Der Unabhängige Verwaltungssenat des Landes Oberösterreich hat durch sein Mitglied Mag. Dr. Bernhard Pree über die Berufung des X, geb. X, StA von Tschechien, gegen den Bescheid des Polizeidirektors von Linz vom 29. März 2012, AZ: 1072184/FRB, mit dem über den Berufungswerber ein auf fünf Jahre befristetes Aufenthaltsverbot verhängt wurde, zu Recht erkannt:

 

 

Der Berufung wird mit der Maßgabe stattgegeben, als das gegen den Berufungswerber erlassene, auf fünf Jahre befristete Aufenthaltsverbot für das Bundesgebiet der Republik Österreich auf eine Befristung von drei Jahren herabgesetzt wird; im Übrigen wird der angefochtene Bescheid bestätigt.

 

 

Odvolání bylo vyhověno v tom smyslu, že zákaz pobytu proti odvolatele na území Rakouska v rozměru 5 let byl zkrácen na 3 roky.
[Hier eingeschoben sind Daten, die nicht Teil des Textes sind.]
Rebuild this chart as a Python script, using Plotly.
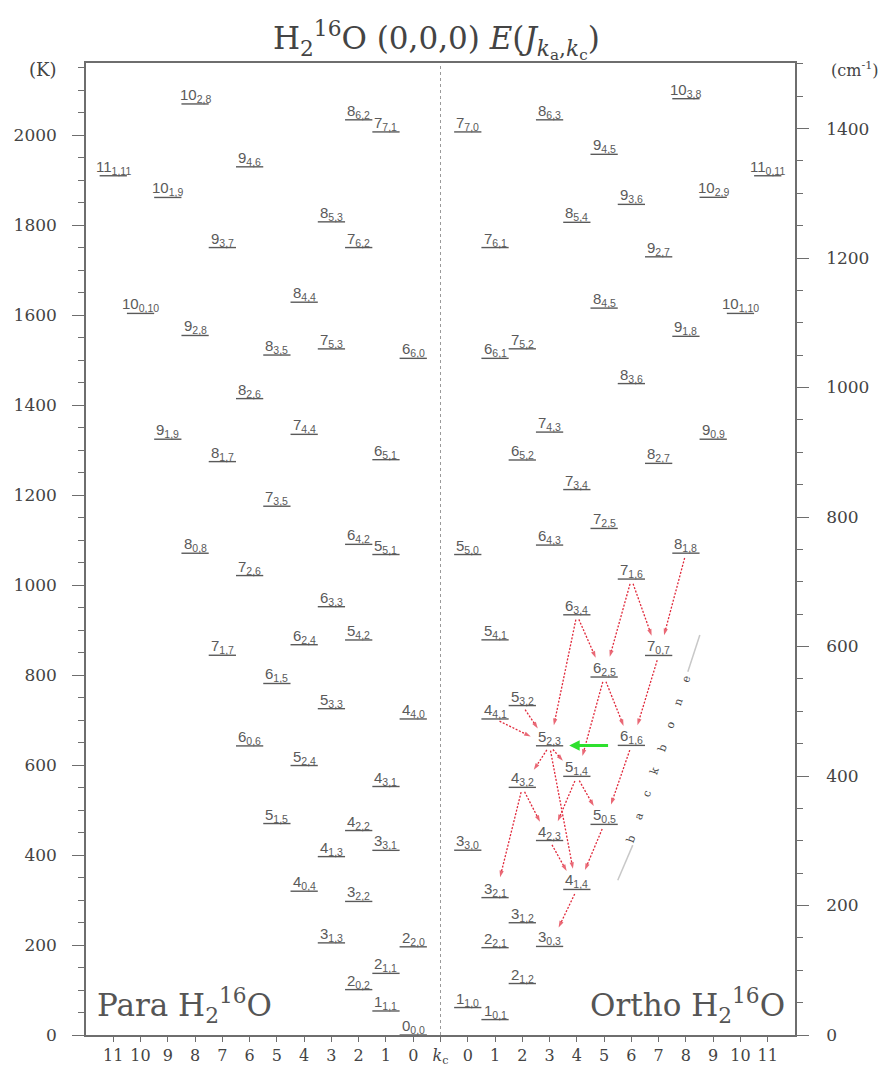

V ostatních částech bylo usnesení potvrzeno.

 

 

Rechtsgrundlage / právní podklad:

§ 66 Abs. 4 iVm. § 67a Abs. 1 Z 1 Allgemeines Verwaltungsverfahrensgesetz 1991 – AVG

§ 65 iVm § 67 Abs. 1 und 2 des Fremdenpolizeigesetzes 2005, BGBl I 2005/100 idF BGBl I 2011/112

 


Entscheidungsgründe:

 

1.1.1. Mit Bescheid des Polizeidirektors von Linz vom 29. März 2012, AZ: 1072184/FRB, wurde über den Berufungswerber (im Folgenden Bw) ein auf fünf Jahre befristetes Aufenthaltsverbot erlassen und ihm von Amts wegen ein einmonatiger Durchsetzungsaufschub gewährt. Als Rechtsgrundlagen werden § 67 Abs. 1 und 2 sowie § 70 Abs. 3 des Fremdenpolizeigesetzes 2005 (FPG), BGBl. I Nr. 100/2005 idgF. genannt.

 

1.1.2. Begründend führt die belangte Behörde zunächst zum Sachverhalt aus, dass der Bw am 28. November 2011 vom LG Linz, 34 Hv 165/11 k, wegen des Verbrechens des gewerbsmäßigen Diebstahls nach §§ 127, 130 1. Fall zu einer Freiheitsstrafe von 18 Monaten, davon 12 Monate bedingt auf drei Jahre, verurteilt worden sei.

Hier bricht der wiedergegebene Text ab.